Set task: Set the listing down again exactly, please, apart from its pictures.

Provided data:
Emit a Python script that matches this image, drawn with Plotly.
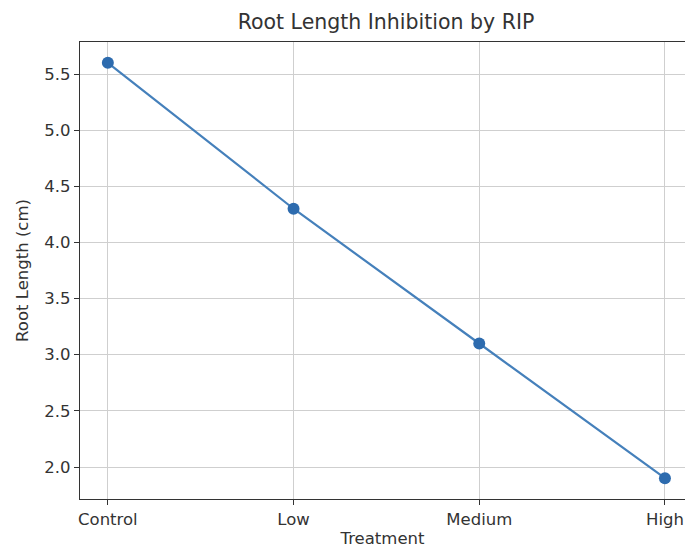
import plotly.graph_objects as go

categories = ["Control", "Low", "Medium", "High"]
root_length = [5.6, 4.3, 3.1, 1.9]
y_ticks = [2.0, 2.5, 3.0, 3.5, 4.0, 4.5, 5.0, 5.5]

x_pos = list(range(len(categories)))

W, H = 685, 548

fig = go.Figure()
fig.add_trace(go.Scatter(
    x=x_pos, y=root_length, mode="lines+markers",
    line=dict(color="#4580bb", width=2.2),
    marker=dict(color="#2d6bae", size=12),
    showlegend=False,
))

axis_common = dict(
    showgrid=True, gridcolor="#cfcfcf", gridwidth=1,
    showline=True, linecolor="#333333", linewidth=1.3,
    ticks="outside", ticklen=5, tickcolor="#333333",
    tickfont=dict(family="DejaVu Sans", size=16.5, color="#333333"),
    zeroline=False, automargin=False,
)

fig.update_layout(
    width=W, height=H,
    margin=dict(l=80, r=0, t=42, b=49),
    plot_bgcolor="white", paper_bgcolor="white",
    font=dict(family="DejaVu Sans", color="#333333"),
    title=dict(text="Root Length Inhibition by RIP", x=386/W, xanchor="center",
               y=1 - 22/H, yanchor="middle", xref="container", yref="container",
               font=dict(family="DejaVu Sans", size=20.5, color="#333333")),
    xaxis=dict(range=[-0.15, 3.108], tickmode="array", tickvals=x_pos, ticktext=categories,
               mirror=True,
               title=dict(text="Treatment", standoff=10,
                          font=dict(family="DejaVu Sans", size=16.5, color="#333333")),
               **axis_common),
    yaxis=dict(range=[1.715, 5.785], tickmode="array", tickvals=y_ticks,
               ticktext=[f"{v:.1f}" for v in y_ticks], mirror=False,
               title=dict(text="Root Length (cm)", standoff=11,
                          font=dict(family="DejaVu Sans", size=16.5, color="#333333")),
               **axis_common),
)

fig.write_html(
    "out.html",
    config={"displayModeBar": False},
    post_script="document.body.style.margin='0';document.body.style.overflow='hidden';",
)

Final result:
Emit a Python script that matches this image, drawn with Plotly.
import plotly.graph_objects as go

categories = ["Control", "Low", "Medium", "High"]
root_length = [5.6, 4.3, 3.1, 1.9]
y_ticks = [2.0, 2.5, 3.0, 3.5, 4.0, 4.5, 5.0, 5.5]

x_pos = list(range(len(categories)))

W, H = 685, 548

fig = go.Figure()
fig.add_trace(go.Scatter(
    x=x_pos, y=root_length, mode="lines+markers",
    line=dict(color="#4580bb", width=2.2),
    marker=dict(color="#2d6bae", size=12),
    showlegend=False,
))

axis_common = dict(
    showgrid=True, gridcolor="#cfcfcf", gridwidth=1,
    showline=True, linecolor="#333333", linewidth=1.3,
    ticks="outside", ticklen=5, tickcolor="#333333",
    tickfont=dict(family="DejaVu Sans", size=16.5, color="#333333"),
    zeroline=False, automargin=False,
)

fig.update_layout(
    width=W, height=H,
    margin=dict(l=80, r=0, t=42, b=49),
    plot_bgcolor="white", paper_bgcolor="white",
    font=dict(family="DejaVu Sans", color="#333333"),
    title=dict(text="Root Length Inhibition by RIP", x=386/W, xanchor="center",
               y=1 - 22/H, yanchor="middle", xref="container", yref="container",
               font=dict(family="DejaVu Sans", size=20.5, color="#333333")),
    xaxis=dict(range=[-0.15, 3.108], tickmode="array", tickvals=x_pos, ticktext=categories,
               mirror=True,
               title=dict(text="Treatment", standoff=10,
                          font=dict(family="DejaVu Sans", size=16.5, color="#333333")),
               **axis_common),
    yaxis=dict(range=[1.715, 5.785], tickmode="array", tickvals=y_ticks,
               ticktext=[f"{v:.1f}" for v in y_ticks], mirror=False,
               title=dict(text="Root Length (cm)", standoff=11,
                          font=dict(family="DejaVu Sans", size=16.5, color="#333333")),
               **axis_common),
)

fig.write_html(
    "out.html",
    config={"displayModeBar": False},
    post_script="document.body.style.margin='0';document.body.style.overflow='hidden';",
)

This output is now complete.